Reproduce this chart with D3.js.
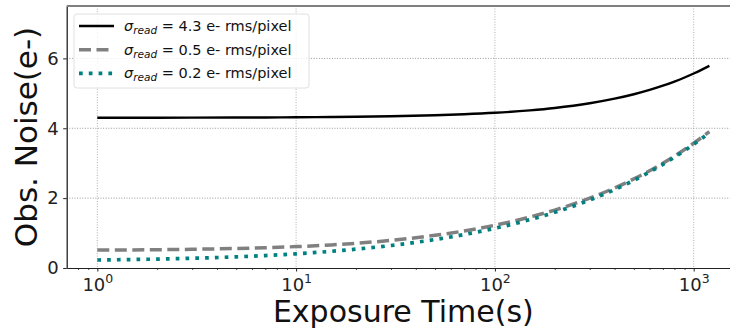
<!DOCTYPE html>
<html>
    <head>
        <script src="https://d3js.org/d3.v7.min.js"></script>
        <style>
            body { margin: 0; background: white; }
            #vizBody { font-family: "DejaVu Sans", sans-serif; }
        </style>
    </head>
    <body>
        <div id="vizBody"></div>
    </body>
    <script>
        let times = [1, 2, 3, 5, 7, 10, 15, 20, 30, 50, 70, 100, 150, 200, 300, 400, 500, 600, 700, 800, 900, 1000, 1100, 1200];
        let noiseHigh = [4.30, 4.303, 4.304, 4.307, 4.31, 4.314, 4.322, 4.329, 4.343, 4.372, 4.401, 4.443, 4.513, 4.581, 4.716, 4.847, 4.974, 5.098, 5.219, 5.338, 5.453, 5.567, 5.678, 5.787];
        let noiseMid = [0.512, 0.524, 0.536, 0.559, 0.581, 0.612, 0.661, 0.707, 0.791, 0.935, 1.061, 1.225, 1.458, 1.658, 2.0, 2.291, 2.55, 2.784, 3.0, 3.202, 3.391, 3.571, 3.742, 3.905];
        let noiseLow = [0.229, 0.255, 0.278, 0.32, 0.357, 0.406, 0.477, 0.539, 0.644, 0.815, 0.957, 1.136, 1.384, 1.594, 1.947, 2.245, 2.508, 2.746, 2.965, 3.169, 3.36, 3.541, 3.713, 3.878];
        let readNoise = ["4.3", "0.5", "0.2"];
        let xTicks = [1, 10, 100, 1000];
        let yTicks = [0, 2, 4, 6];

        //figure size and plot area
        let maxWidth = 730,
            maxHeight = 330,
            plotLeft = 66.7,
            plotTop = 6,
            plotRight = 740, //axes run a little past the window edge
            plotBottom = 268;

        let svg = d3.select("#vizBody")
                    .append("svg")
                        .attr("width", maxWidth)
                        .attr("height", maxHeight);

        //scales
        let xScale = d3.scaleLog()
                       .domain([Math.pow(10, -0.154), Math.pow(10, 3.233)])
                       .range([plotLeft, plotRight]);
        let yScale = d3.scaleLinear()
                       .domain([0, 7.5])
                       .range([plotBottom, plotTop]);

        //grid (dotted, major ticks only)
        svg.append("g")
           .selectAll("line")
           .data(xTicks)
           .join("line")
              .attr("x1", d => xScale(d)).attr("x2", d => xScale(d))
              .attr("y1", plotTop).attr("y2", plotBottom)
              .attr("stroke", "#b0b0b0")
              .attr("stroke-width", 1)
              .attr("stroke-dasharray", "1,1.6");
        svg.append("g")
           .selectAll("line")
           .data(yTicks.slice(1))
           .join("line")
              .attr("x1", plotLeft).attr("x2", plotRight)
              .attr("y1", d => yScale(d)).attr("y2", d => yScale(d))
              .attr("stroke", "#9a9a9a")
              .attr("stroke-width", 1)
              .attr("stroke-dasharray", "1,1.6");

        //series
        let series = [
            {values: noiseHigh, color: "black", width: 2.4, dash: null},
            {values: noiseMid, color: "gray", width: 3.5, dash: "12,5.5"},
            {values: noiseLow, color: "teal", width: 3.7, dash: "3.7,6.1"}
        ];

        let line = d3.line()
                     .x(d => xScale(d[0]))
                     .y(d => yScale(d[1]))
                     .curve(d3.curveMonotoneX);

        series.forEach(s => {
            svg.append("path")
               .datum(times.map((t, i) => [t, s.values[i]]))
               .attr("d", line)
               .attr("fill", "none")
               .attr("stroke", s.color)
               .attr("stroke-width", s.width)
               .attr("stroke-dasharray", s.dash);
        });

        //minor ticks on the log axis
        let minorTicks = [];
        [0.1, 1, 10, 100, 1000].forEach(dec => {
            for (let k = 2; k <= 9; k++) minorTicks.push(dec * k);
        });
        minorTicks = minorTicks.filter(v => v >= xScale.domain()[0] && v <= xScale.domain()[1]);

        svg.append("g")
           .attr("transform", "translate(0," + plotBottom + ")")
           .call(d3.axisBottom(xScale).tickValues(minorTicks).tickSize(2).tickFormat(""))
           .call(g => g.select(".domain").remove())
           .call(g => g.selectAll("line").attr("stroke", "#222").attr("stroke-width", 0.8));

        //major x axis with 10^n labels
        let xAxis = svg.append("g")
                       .attr("transform", "translate(0," + plotBottom + ")")
                       .call(d3.axisBottom(xScale).tickValues(xTicks).tickSize(3.5).tickPadding(4).tickSizeOuter(0).tickFormat(""));
        xAxis.select(".domain").attr("stroke", "#222").attr("stroke-width", 1.2);
        xAxis.selectAll(".tick line").attr("stroke", "#222").attr("stroke-width", 1);
        xAxis.selectAll(".tick").each(function(d) {
            let t = d3.select(this).select("text")
                      .attr("font-family", "DejaVu Sans")
                      .attr("font-size", 18)
                      .attr("fill", "#222")
                      .attr("dy", null)
                      .attr("y", 22.7)
                      .attr("text-anchor", "middle");
            t.append("tspan").text("10");
            t.append("tspan").attr("dy", -8).attr("font-size", 12.5).text(Math.round(Math.log10(d)));
        });

        //y axis
        let yAxis = svg.append("g")
                       .attr("transform", "translate(" + plotLeft + ",0)")
                       .call(d3.axisLeft(yScale).tickValues(yTicks).tickSize(3.5).tickPadding(4.5).tickSizeOuter(0));
        yAxis.select(".domain").attr("stroke", "#111").attr("stroke-width", 1.2);
        yAxis.selectAll(".tick line").attr("stroke", "#222").attr("stroke-width", 1);
        yAxis.selectAll(".tick text")
             .attr("font-family", "DejaVu Sans")
             .attr("font-size", 18)
             .attr("fill", "#222");

        //top spine
        svg.append("line")
           .attr("x1", plotLeft).attr("x2", plotRight)
           .attr("y1", plotTop).attr("y2", plotTop)
           .attr("stroke", "#808080")
           .attr("stroke-width", 2);

        //axis labels
        svg.append("text")
           .attr("x", (plotLeft + plotRight) / 2)
           .attr("y", 322)
           .attr("text-anchor", "middle")
           .attr("font-family", "DejaVu Sans")
           .attr("font-size", 30)
           .attr("fill", "#111")
           .text("Exposure Time(s)");
        svg.append("text")
           .attr("transform", "translate(37," + (plotTop + plotBottom) / 2 + ") rotate(-90)")
           .attr("text-anchor", "middle")
           .attr("font-family", "DejaVu Sans")
           .attr("font-size", 31)
           .attr("fill", "#111")
           .text("Obs. Noise(e-)");

        //legend
        let legend = svg.append("g");
        legend.append("rect")
              .attr("x", 74).attr("y", 14)
              .attr("width", 235).attr("height", 74)
              .attr("rx", 3)
              .attr("fill", "white").attr("fill-opacity", 0.8)
              .attr("stroke", "#e0e0e0").attr("stroke-width", 1);

        series.forEach((s, i) => {
            let cy = 26 + i * 23.7;
            legend.append("line")
                  .attr("x1", 79).attr("x2", 114)
                  .attr("y1", cy).attr("y2", cy)
                  .attr("stroke", s.color)
                  .attr("stroke-width", s.width)
                  .attr("stroke-dasharray", s.dash);
            let t = legend.append("text")
                          .attr("x", 124).attr("y", cy + 5)
                          .attr("font-family", "DejaVu Sans")
                          .attr("font-size", 14.5)
                          .attr("fill", "#111");
            t.append("tspan").attr("font-style", "italic").text("σ");
            t.append("tspan").attr("font-style", "italic").attr("font-size", 10.5).attr("dy", 3).text("read");
            t.append("tspan").attr("dy", -3).text(" = " + readNoise[i] + " e- rms/pixel");
        });
    </script>
</html>
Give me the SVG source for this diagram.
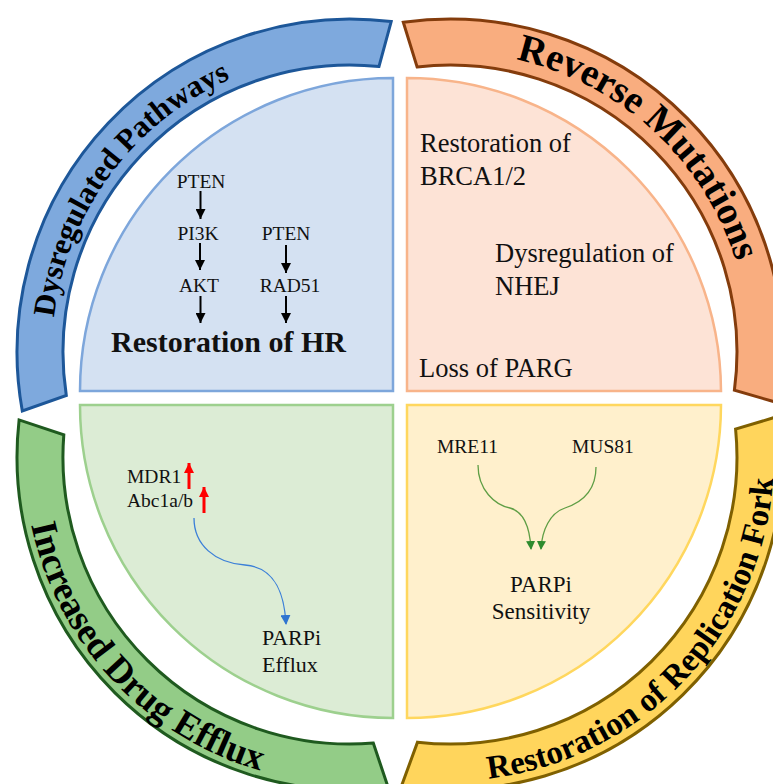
<svg xmlns="http://www.w3.org/2000/svg" width="773" height="784" viewBox="0 0 773 784">
<style>
.t{font-family:"Liberation Serif","Times New Roman",serif;fill:#111}
.band{stroke-width:3;stroke-linejoin:miter}
.sec{stroke-width:2.5}
.lbl{font-family:"Liberation Serif","Times New Roman",serif;font-weight:bold;fill:#000}
.blk{stroke:#000;stroke-width:2;fill:none}
.red{stroke:#f00;stroke-width:3;fill:none}
</style>
<defs>
<marker id="ahB" markerUnits="userSpaceOnUse" markerWidth="10" markerHeight="10" refX="10" refY="5" orient="auto"><path d="M0,0 L10,5 L0,10 z" fill="#000"/></marker>
<marker id="ahR" markerUnits="userSpaceOnUse" markerWidth="10" markerHeight="10" refX="10" refY="5" orient="auto"><path d="M0,0 L10,5 L0,10 z" fill="#f00"/></marker>
<marker id="ahBl" markerUnits="userSpaceOnUse" markerWidth="10" markerHeight="10" refX="9" refY="5" orient="auto"><path d="M0,0 L10,5 L0,10 z" fill="#2f74d0"/></marker>
<marker id="ahG" markerUnits="userSpaceOnUse" markerWidth="9" markerHeight="9" refX="8" refY="4.5" orient="auto"><path d="M0,0 L9,4.5 L0,9 z" fill="#2e8b2e"/></marker>
<path id="pBlue" d="M101.5,516.5 A298,298 0 0 1 434.6,66.3"/>
<path id="pOrange" d="M311.9,85.7 A300,300 0 0 1 727,467.3"/>
<path id="pGreen" d="M59.5,309 A326,326 0 0 0 477.4,757.1"/>
<path id="pYellow" d="M320.8,754.1 A324,324 0 0 0 739.9,312.4"/>
</defs>

<g id="band-dysregulated">
<path class="band" fill="#7ea9dd" stroke="#1d5799" d="M22.3,411 A333,333 0 0 1 391.2,21.6 L379,66.5 A287,287 0 0 0 66.3,395.4 Z"/>
<text class="lbl" font-size="31"><textPath href="#pBlue" startOffset="50%" text-anchor="middle">Dysregulated Pathways</textPath></text>
</g>
<g id="band-reverse">
<path class="band" fill="#f9ad7f" stroke="#843c0c" d="M403.3,22.3 A333,333 0 0 1 779.1,403.2 L734.4,390.2 A287,287 0 0 0 417.1,66.9 Z"/>
<text class="lbl" font-size="39"><textPath href="#pOrange" startOffset="50%" text-anchor="middle">Reverse Mutations</textPath></text>
</g>
<g id="band-efflux">
<path class="band" fill="#93cc87" stroke="#1f5a1f" d="M19.1,419.9 A333,333 0 0 0 388.3,787.8 L373.3,743.1 A287,287 0 0 1 63.8,434.9 Z"/>
<text class="lbl" font-size="37"><textPath href="#pGreen" startOffset="50%" text-anchor="middle">Increased Drug Efflux</textPath></text>
</g>
<g id="band-fork">
<path class="band" fill="#ffd55c" stroke="#7f6000" d="M780.4,415.7 A333,333 0 0 1 401.4,786.2 L417.5,742.2 A287,287 0 0 0 735.6,429.1 Z"/>
<text class="lbl" font-size="33"><textPath href="#pYellow" startOffset="50%" text-anchor="middle">Restoration of Replication Fork</textPath></text>
</g>

<g id="q-hr">
<path class="sec" fill="#d4e1f2" stroke="#7da6db" d="M393,391 L80,391 A313,313 0 0 1 393,78 Z"/>
<text class="t" font-size="19.5" x="201" y="188" text-anchor="middle">PTEN</text>
<text class="t" font-size="19.5" x="198" y="240" text-anchor="middle">PI3K</text>
<text class="t" font-size="19.5" x="286" y="240" text-anchor="middle">PTEN</text>
<text class="t" font-size="19.5" x="199" y="292" text-anchor="middle">AKT</text>
<text class="t" font-size="19.5" x="290" y="292" text-anchor="middle">RAD51</text>
<text class="t" font-size="30" font-weight="bold" x="228.5" y="352" text-anchor="middle">Restoration of HR</text>
</g>
<g id="q-reverse">
<path class="sec" fill="#fde3d6" stroke="#f8b48a" d="M407,391 L407,78 A314,314 0 0 1 721,391 Z"/>
<text class="t" font-size="26.5" x="420" y="152">Restoration of</text>
<text class="t" font-size="26.5" x="420" y="185">BRCA1/2</text>
<text class="t" font-size="26.5" x="495" y="262">Dysregulation of</text>
<text class="t" font-size="26.5" x="495" y="295">NHEJ</text>
<text class="t" font-size="26.5" x="419" y="377">Loss of PARG</text>
</g>
<g id="q-efflux">
<path class="sec" fill="#dcecd5" stroke="#9dd08e" d="M393,405 L393,718 A313,313 0 0 1 80,405 Z"/>
<text class="t" font-size="19.5" x="127" y="483">MDR1</text>
<text class="t" font-size="19.5" x="127" y="507">Abc1a/b</text>
<text class="t" font-size="22" x="262" y="645">PARPi</text>
<text class="t" font-size="22" x="262" y="672">Efflux</text>
</g>
<g id="q-fork">
<path class="sec" fill="#fff0cc" stroke="#ffd75e" d="M407,405 L721,405 A314,314 0 0 1 407,718 Z"/>
<text class="t" font-size="19.5" x="437" y="453">MRE11</text>
<text class="t" font-size="19.5" x="572" y="453">MUS81</text>
<text class="t" font-size="23" x="541" y="592" text-anchor="middle">PARPi</text>
<text class="t" font-size="23" x="541" y="619" text-anchor="middle">Sensitivity</text>
</g>

<g id="connectors">
<line class="blk" x1="200.5" y1="191" x2="200.5" y2="219" marker-end="url(#ahB)"/>
<line class="blk" x1="200" y1="243" x2="200" y2="270" marker-end="url(#ahB)"/>
<line class="blk" x1="286" y1="245" x2="286" y2="273" marker-end="url(#ahB)"/>
<line class="blk" x1="200.5" y1="296" x2="200.5" y2="323" marker-end="url(#ahB)"/>
<line class="blk" x1="286" y1="296" x2="286" y2="323" marker-end="url(#ahB)"/>
<line class="red" x1="189" y1="489" x2="189" y2="463" marker-end="url(#ahR)"/>
<line class="red" x1="204" y1="513" x2="204" y2="487" marker-end="url(#ahR)"/>
<path d="M194,518 C194,545 215,563 245,565 C272,567 284,588 286,624" fill="none" stroke="#3b7fd8" stroke-width="1.3" marker-end="url(#ahBl)"/>
<path d="M478,465 C478,490 495,505 510,508 C525,512 530,530 531,549" fill="none" stroke="#5f9e45" stroke-width="1.3" marker-end="url(#ahG)"/>
<path d="M596,467 C596,492 580,503 565,508 C550,513 542,530 541,549" fill="none" stroke="#5f9e45" stroke-width="1.3" marker-end="url(#ahG)"/>
</g>
</svg>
————
WHAT YOU WILL DO:
Reproduce only the lines from the beginning of the data through the line that contains "let yTicks = [0, 2, 4, 6];", both included, and please drop the pictures.

THE ANSWER:
Reproduce this chart with D3.js.
<!DOCTYPE html>
<html>
    <head>
        <script src="https://d3js.org/d3.v7.min.js"></script>
        <style>
            body { margin: 0; background: white; }
            #vizBody { font-family: "DejaVu Sans", sans-serif; }
        </style>
    </head>
    <body>
        <div id="vizBody"></div>
    </body>
    <script>
        let times = [1, 2, 3, 5, 7, 10, 15, 20, 30, 50, 70, 100, 150, 200, 300, 400, 500, 600, 700, 800, 900, 1000, 1100, 1200];
        let noiseHigh = [4.30, 4.303, 4.304, 4.307, 4.31, 4.314, 4.322, 4.329, 4.343, 4.372, 4.401, 4.443, 4.513, 4.581, 4.716, 4.847, 4.974, 5.098, 5.219, 5.338, 5.453, 5.567, 5.678, 5.787];
        let noiseMid = [0.512, 0.524, 0.536, 0.559, 0.581, 0.612, 0.661, 0.707, 0.791, 0.935, 1.061, 1.225, 1.458, 1.658, 2.0, 2.291, 2.55, 2.784, 3.0, 3.202, 3.391, 3.571, 3.742, 3.905];
        let noiseLow = [0.229, 0.255, 0.278, 0.32, 0.357, 0.406, 0.477, 0.539, 0.644, 0.815, 0.957, 1.136, 1.384, 1.594, 1.947, 2.245, 2.508, 2.746, 2.965, 3.169, 3.36, 3.541, 3.713, 3.878];
        let readNoise = ["4.3", "0.5", "0.2"];
        let xTicks = [1, 10, 100, 1000];
        let yTicks = [0, 2, 4, 6];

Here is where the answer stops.